WORK TO COMPLETE: Reproduce nothing but the lines from the start of the material through the line that includes "const LINE = '#444'", both ends included, and omit every picture.

MATERIAL:
• • • • •
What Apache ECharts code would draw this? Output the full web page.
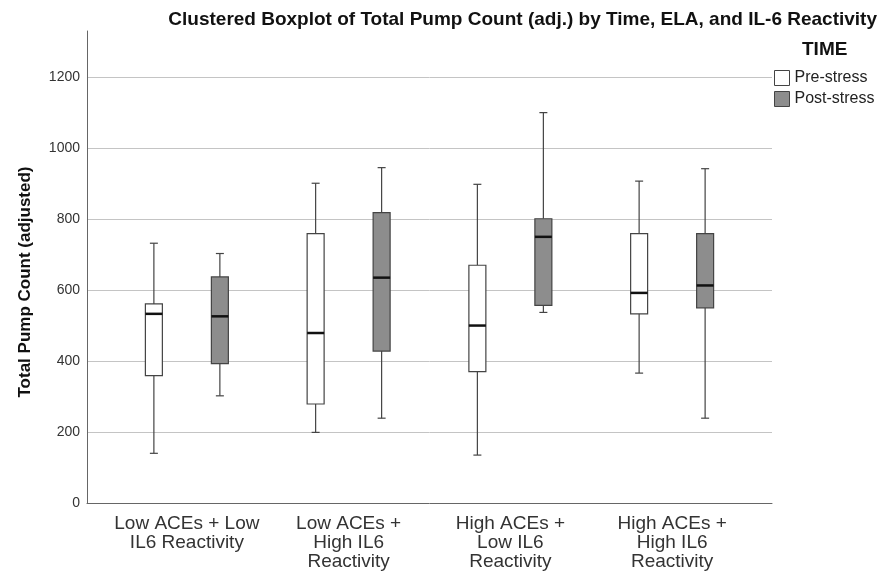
<!DOCTYPE html>
<html>
<head>
<meta charset="utf-8">
<script src="https://cdn.jsdelivr.net/npm/echarts@6.0.0/dist/echarts.min.js"></script>
<style>
    html, body {margin: 0; padding: 0; background: #fff;}
    #chart {width: 881px; height: 578px;}
</style>
</head>
<body>
<div id="chart"></div>
<script>
const categories = [
    'Low ACEs + Low\nIL6 Reactivity',
    'Low ACEs +\nHigh IL6\nReactivity',
    'High ACEs +\nLow IL6\nReactivity',
    'High ACEs +\nHigh IL6\nReactivity'
]
const seriesNames = ['Pre-stress', 'Post-stress']
// [min, Q1, median, Q3, max]
const preStress = [
    [140, 359, 533, 561, 732],
    [199, 279, 479, 759, 901],
    [135, 370, 500, 670, 898],
    [366, 533, 592, 759, 907]
]
const postStress = [
    [302, 393, 526, 637, 703],
    [239, 428, 635, 818, 945],
    [537, 557, 750, 801, 1100],
    [239, 550, 613, 759, 942]
]
const yTicks = [0, 200, 400, 600, 800, 1000, 1200]
const yMax = 1330

const FONT = '"Liberation Sans", Arial, sans-serif'
const LINE = '#444'

// 箱体相对分组中心的偏移与宽度（按带宽比例）
function boxRenderer(side, fill) {
    return function (params, api) {
        const band = api.size([1, 0])[0]
        const cat = api.value(0)
        const x = api.coord([cat, 0])[0] + side * band * 0.204
        const half = band * 0.105 / 2
        const cap = 4
        const y = k => api.coord([cat, api.value(k)])[1]
        const lo = y(1), q1 = y(2), med = y(3), q3 = y(4), hi = y(5)
        const ls = {stroke: LINE, lineWidth: 1.2}
        return {
            type: 'group',
            children: [
                {type: 'line', shape: {x1: x, y1: hi, x2: x, y2: q3}, style: ls},
                {type: 'line', shape: {x1: x, y1: q1, x2: x, y2: lo}, style: ls},
                {type: 'line', shape: {x1: x - cap, y1: hi, x2: x + cap, y2: hi}, style: ls},
                {type: 'line', shape: {x1: x - cap, y1: lo, x2: x + cap, y2: lo}, style: ls},
                {type: 'rect', shape: {x: x - half, y: q3, width: half * 2, height: q1 - q3},
                    style: {fill: fill, stroke: LINE, lineWidth: 1.2}},
                {type: 'line', shape: {x1: x - half, y1: med, x2: x + half, y2: med},
                    style: {stroke: '#111', lineWidth: 2.5}}
            ]
        }
    }
}

function toItems(rows) {
    return rows.map((r, i) => [i].concat(r))
}

const fills = ['#ffffff', '#8d8d8d']

const option = {
    backgroundColor: '#fff',
    animation: false,
    title: [
        {
            text: 'Clustered Boxplot of Total Pump Count (adj.) by Time, ELA, and IL-6 Reactivity',
            right: 4,
            top: 10,
            padding: 0,
            textStyle: {fontFamily: FONT, fontSize: 19, fontWeight: 'bold', color: '#111'}
        },
        {
            text: 'TIME',
            left: 802,
            top: 40,
            padding: 0,
            textStyle: {fontFamily: FONT, fontSize: 19, fontWeight: 'bold', color: '#111'}
        }
    ],
    legend: {
        orient: 'vertical',
        left: 774,
        top: 70,
        padding: 0,
        itemWidth: 15,
        itemHeight: 15,
        itemGap: 5,
        icon: 'rect',
        textStyle: {fontFamily: FONT, fontSize: 16, color: '#222'},
        data: seriesNames.map((n, i) => ({
            name: n,
            itemStyle: {color: fills[i], borderColor: LINE, borderWidth: 1}
        }))
    },
    grid: [
        {left: 87, right: 109, top: 31, bottom: 75},
        {left: 106, right: 128, top: 31, bottom: 75}
    ],
    xAxis: [
        {
            type: 'value', gridIndex: 0, min: 0, max: 1,
            axisLine: {show: true, lineStyle: {color: '#666', width: 1}},
            axisTick: {show: false}, axisLabel: {show: false}, splitLine: {show: false}
        },
        {
            type: 'category', gridIndex: 1, data: categories,
            axisLine: {show: false}, axisTick: {show: false},
            axisLabel: {
                interval: 0, margin: 11, fontFamily: FONT, fontSize: 19,
                lineHeight: 19, color: '#333'
            }
        }
    ],
    yAxis: [
        {
            type: 'value', gridIndex: 0, min: 0, max: yMax, interval: 200,
            name: 'Total Pump Count (adjusted)',
            nameLocation: 'middle',
            nameGap: 53,
            nameTextStyle: {
                fontFamily: FONT, fontSize: 17, fontWeight: 'bold', color: '#111',
                padding: [0, 30, 0, 0]
            },
            axisLine: {show: true, lineStyle: {color: '#666', width: 1}},
            axisTick: {show: false},
            axisLabel: {
                margin: 7, fontFamily: FONT, fontSize: 14, color: '#333',
                formatter: v => (yTicks.indexOf(v) >= 0 ? String(v) : '')
            },
            splitLine: {
                show: true, showMinLine: false, showMaxLine: false,
                lineStyle: {color: '#c4c4c4', width: 1}
            }
        },
        {type: 'value', gridIndex: 1, min: 0, max: yMax, show: false}
    ],
    series: [preStress, postStress].map((rows, i) => ({
        name: seriesNames[i],
        type: 'custom',
        xAxisIndex: 1,
        yAxisIndex: 1,
        itemStyle: {color: fills[i], borderColor: LINE, borderWidth: 1},
        encode: {x: 0, y: [1, 2, 3, 4, 5]},
        renderItem: boxRenderer(i === 0 ? -1 : 1, fills[i]),
        data: toItems(rows)
    }))
}

const myChart = echarts.init(document.getElementById('chart'), null, {renderer: 'canvas'})
myChart.setOption(option)
</script>
</body>
</html>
• • • • •
REPLY:
What Apache ECharts code would draw this? Output the full web page.
<!DOCTYPE html>
<html>
<head>
<meta charset="utf-8">
<script src="https://cdn.jsdelivr.net/npm/echarts@6.0.0/dist/echarts.min.js"></script>
<style>
    html, body {margin: 0; padding: 0; background: #fff;}
    #chart {width: 881px; height: 578px;}
</style>
</head>
<body>
<div id="chart"></div>
<script>
const categories = [
    'Low ACEs + Low\nIL6 Reactivity',
    'Low ACEs +\nHigh IL6\nReactivity',
    'High ACEs +\nLow IL6\nReactivity',
    'High ACEs +\nHigh IL6\nReactivity'
]
const seriesNames = ['Pre-stress', 'Post-stress']
// [min, Q1, median, Q3, max]
const preStress = [
    [140, 359, 533, 561, 732],
    [199, 279, 479, 759, 901],
    [135, 370, 500, 670, 898],
    [366, 533, 592, 759, 907]
]
const postStress = [
    [302, 393, 526, 637, 703],
    [239, 428, 635, 818, 945],
    [537, 557, 750, 801, 1100],
    [239, 550, 613, 759, 942]
]
const yTicks = [0, 200, 400, 600, 800, 1000, 1200]
const yMax = 1330

const FONT = '"Liberation Sans", Arial, sans-serif'
const LINE = '#444'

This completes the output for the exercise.